SHORT EXERCISE: In the entries below, identify every line with the string "source" and copy it.

RECORDS PROVIDED:
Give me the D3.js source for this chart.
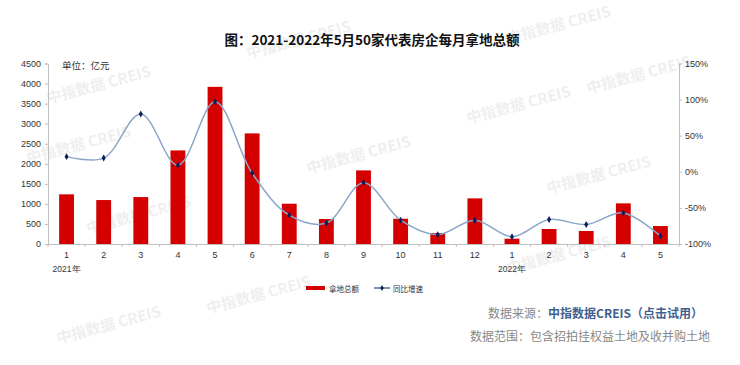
<!DOCTYPE html>
<html><head><meta charset="utf-8">
<script src="https://cdn.jsdelivr.net/npm/d3@7"></script>
<style>body{margin:0;background:#fff}svg{display:block}</style>
</head><body><svg id="c" width="740" height="365"></svg>
<script>
const months = ["1","2","3","4","5","6","7","8","9","10","11","12","1","2","3","4","5"];
const amounts = [1238,1096,1170,2333,3918,2757,1004,623,1835,630,274,1138,132,374,324,1013,448];
const yoy = [21,19,80,9,97,-2,-60,-71,-15,-67,-87,-67,-90,-66,-73,-57,-89];
const leftTicks = [0,500,1000,1500,2000,2500,3000,3500,4000,4500];
const rightTicks = [-100,-50,0,50,100,150];
const yearLabels = [{i:0,t:"2021年"},{i:12,t:"2022年"}];

const svg = d3.select("#c");
const L = 48, R = 679, T = 63.5, B = 244;
const x = d3.scaleBand().domain(d3.range(months.length)).range([L,R]).paddingInner(0.6).paddingOuter(0.3);
const yL = d3.scaleLinear().domain([0,4500]).range([B,T]);
const yR = d3.scaleLinear().domain([-100,150]).range([B,T]);

// watermarks
const wm = [[100,90],[300,45],[520,110],[140,220],[360,160],[600,180],[110,330],[560,260],[260,300],[640,80],[560,30],[80,150]];
wm.forEach(([wx,wy])=>{
  svg.append("text").attr("transform",`translate(${wx},${wy}) rotate(-15)`)
    .attr("font-family","Noto Sans CJK SC, sans-serif").attr("font-size",15).attr("font-weight","bold")
    .attr("fill","#efefef").attr("text-anchor","middle").text("中指数据 CREIS");
});

// title
svg.append("text").attr("x",372).attr("y",45).attr("text-anchor","middle")
  .attr("font-family","Noto Sans CJK SC, sans-serif").attr("font-weight","bold").attr("font-size",13.5)
  .attr("fill","#111").text("图：2021-2022年5月50家代表房企每月拿地总额");

// axes
const gL = svg.append("g").attr("transform",`translate(${L},0)`)
  .call(d3.axisLeft(yL).tickValues(leftTicks).tickSize(3).tickFormat(d3.format("d")));
const gR = svg.append("g").attr("transform",`translate(${R},0)`)
  .call(d3.axisRight(yR).tickValues(rightTicks).tickSize(3).tickFormat(d=>d+"%"));
const gB = svg.append("g").attr("transform",`translate(0,${B})`)
  .call(d3.axisBottom(x).tickFormat(i=>months[i]).tickSize(0).tickPadding(8));
[gL,gR,gB].forEach(g=>{
  g.selectAll("path,line").attr("stroke","#bfbfbf");
  g.selectAll("text").attr("font-family","Arial, Liberation Sans, sans-serif").attr("font-size",9).attr("fill","#333");
});
gL.selectAll("text").attr("dx",-1);
// category separators
gB.selectAll(".sep").data(d3.range(months.length+1)).enter().append("line")
  .attr("x1",i=>L+(R-L)*i/months.length).attr("x2",i=>L+(R-L)*i/months.length)
  .attr("y1",0).attr("y2",3).attr("stroke","#bfbfbf");

// unit
svg.append("text").attr("x",62).attr("y",69).attr("font-family","Noto Sans CJK SC, serif")
  .attr("font-size",9.5).attr("fill","#333").text("单位：亿元");

// bars
svg.append("g").selectAll("rect").data(amounts).enter().append("rect")
  .attr("x",(d,i)=>x(i)).attr("width",x.bandwidth()).attr("y",d=>yL(d)).attr("height",d=>B-yL(d))
  .attr("fill","#d40000");

// line
const line = d3.line().x((d,i)=>x(i)+x.bandwidth()/2).y(d=>yR(d)).curve(d3.curveCatmullRom.alpha(0.5));
svg.append("path").datum(yoy).attr("d",line).attr("fill","none").attr("stroke","#8aa6c8").attr("stroke-width",1.5);
svg.append("g").selectAll("path").data(yoy).enter().append("path")
  .attr("d",d3.symbol(d3.symbolDiamond,14))
  .attr("transform",(d,i)=>`translate(${x(i)+x.bandwidth()/2},${yR(d)})`).attr("fill","#0a1f5c");

// year labels
yearLabels.forEach(y=>{
  svg.append("text").attr("x",x(y.i)+x.bandwidth()/2).attr("y",272).attr("text-anchor","middle")
    .attr("font-family","Arial, Liberation Sans, sans-serif").attr("font-size",8.5).attr("fill","#333").text(y.t);
});

// legend
const lg = svg.append("g");
lg.append("rect").attr("x",306).attr("y",286).attr("width",19).attr("height",4).attr("fill","#d40000");
lg.append("text").attr("x",329).attr("y",291.5).attr("font-family","Noto Sans CJK SC, sans-serif").attr("font-size",7.5).attr("fill","#333").text("拿地总额");
lg.append("line").attr("x1",374).attr("x2",390).attr("y1",288).attr("y2",288).attr("stroke","#0a1f5c").attr("stroke-width",1);
lg.append("path").attr("d",d3.symbol(d3.symbolDiamond,10)).attr("transform","translate(382,288)").attr("fill","#0a1f5c");
lg.append("text").attr("x",393).attr("y",291.5).attr("font-family","Noto Sans CJK SC, sans-serif").attr("font-size",7.5).attr("fill","#333").text("同比增速");

// source
const s1 = svg.append("text").attr("x",703).attr("y",318).attr("text-anchor","end")
  .attr("font-family","Noto Sans CJK SC, sans-serif").attr("font-size",12);
s1.append("tspan").attr("fill","#888").text("数据来源：");
s1.append("tspan").attr("fill","#3f5f8f").attr("font-weight","bold").text("中指数据CREIS（点击试用）");
svg.append("text").attr("x",710).attr("y",341).attr("text-anchor","end")
  .attr("font-family","Noto Sans CJK SC, sans-serif").attr("font-size",12).attr("fill","#888")
  .text("数据范围：包含招拍挂权益土地及收并购土地");
</script></body></html>
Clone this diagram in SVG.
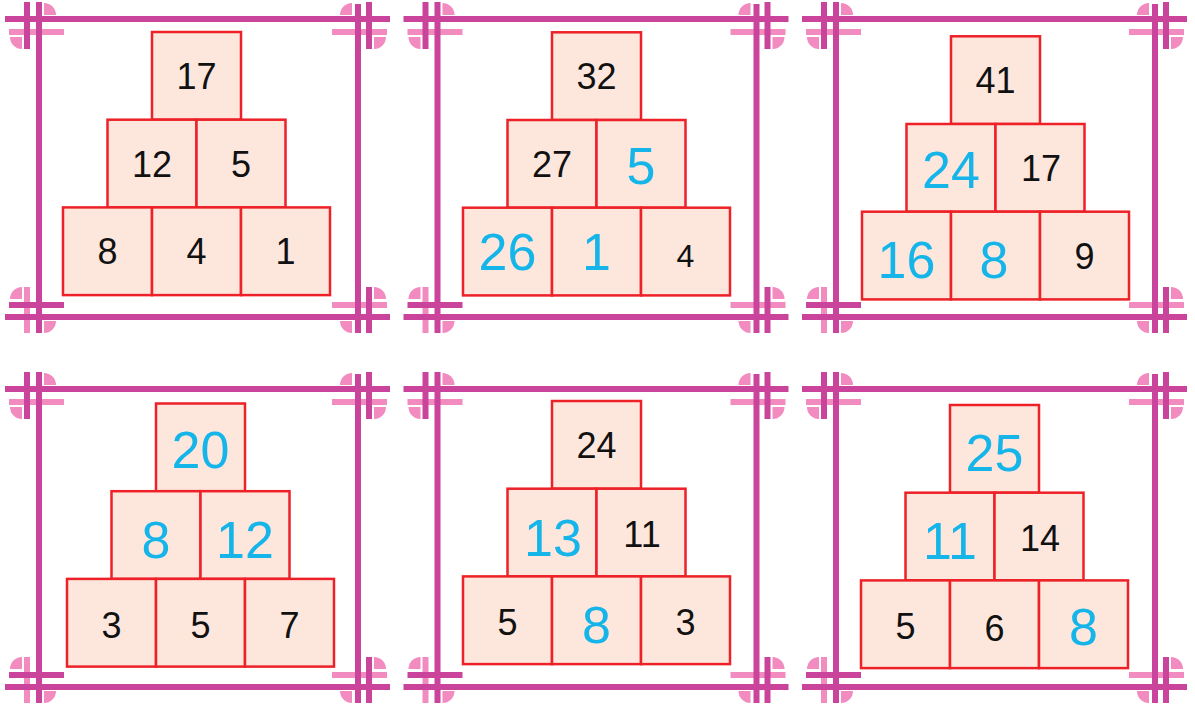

CORRECT RESPONSE:
Give me the D3.js source for this chart.
// source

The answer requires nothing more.